Extract everything from the first line through the line with "from matplotlib.lines import Line2D", both ends included, except for any pictures.
▬▬▬▬▬▬
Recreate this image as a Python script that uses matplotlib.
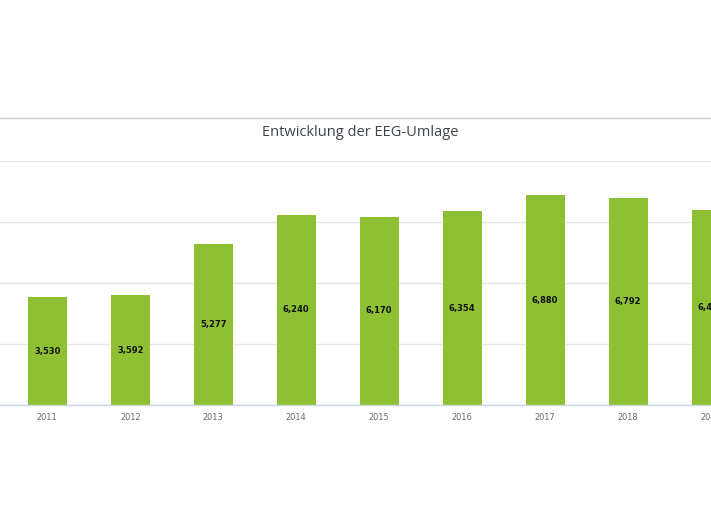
import matplotlib
matplotlib.use("Agg")
import matplotlib.pyplot as plt
from matplotlib.lines import Line2D

years = ["2011", "2012", "2013", "2014", "2015", "2016", "2017", "2018", "2019"]
values = [3.530, 3.592, 5.277, 6.240, 6.170, 6.354, 6.880, 6.792, 6.405]
labels = ["3,530", "3,592", "5,277", "6,240", "6,170", "6,354", "6,880", "6,792", "6,405"]
title = "Entwicklung der EEG-Umlage"

W, H = 711, 512
fig = plt.figure(figsize=(W / 100, H / 100), dpi=100)
fig.patch.set_facecolor("white")

# axes: baseline at y=405px, top (8) at y=161px
ax = fig.add_axes([0, (H - 405) / H, 1, (405 - 161) / H])
ax.set_facecolor("white")

x = list(range(len(years)))
ax.bar(x, values, width=0.47, color="#8dc133", zorder=3)
for xi, v, lab in zip(x, values, labels):
    ax.text(xi, v / 2, lab, ha="center", va="center", fontsize=6.0,
            fontweight="bold", color="#111111", family="DejaVu Sans", zorder=4)

ax.set_ylim(0, 8)
ax.set_xlim(-0.57, 8.0)
ax.set_yticks([0, 2, 4, 6, 8])
ax.yaxis.grid(True, color="#e6e6e6", linewidth=1.0, zorder=0)
ax.set_yticklabels([])
ax.tick_params(axis="y", length=0)
ax.set_xticks(x)
ax.set_xticklabels(years, fontsize=5.9, color="#666666", family="DejaVu Sans")
ax.tick_params(axis="x", length=0, pad=6)
for s in ["top", "left", "right"]:
    ax.spines[s].set_visible(False)
ax.spines["bottom"].set_color("#ccd6eb")
ax.spines["bottom"].set_linewidth(1.0)
ax.spines["bottom"].set_zorder(5)

# top border line
fig.add_artist(Line2D([0, 1], [(H - 118) / H, (H - 118) / H], color="#cccccc",
                      linewidth=1.0, transform=fig.transFigure))

fig.text(360 / W, (H - 132.5) / H, title, ha="center", va="center",
         fontsize=10.5, color="#3d4350", family="Open Sans")

fig.savefig("out.png", dpi=100, facecolor="white")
▬▬▬▬▬▬
- EXERCISE RESULT
Recreate this image as a Python script that uses matplotlib.
import matplotlib
matplotlib.use("Agg")
import matplotlib.pyplot as plt
from matplotlib.lines import Line2D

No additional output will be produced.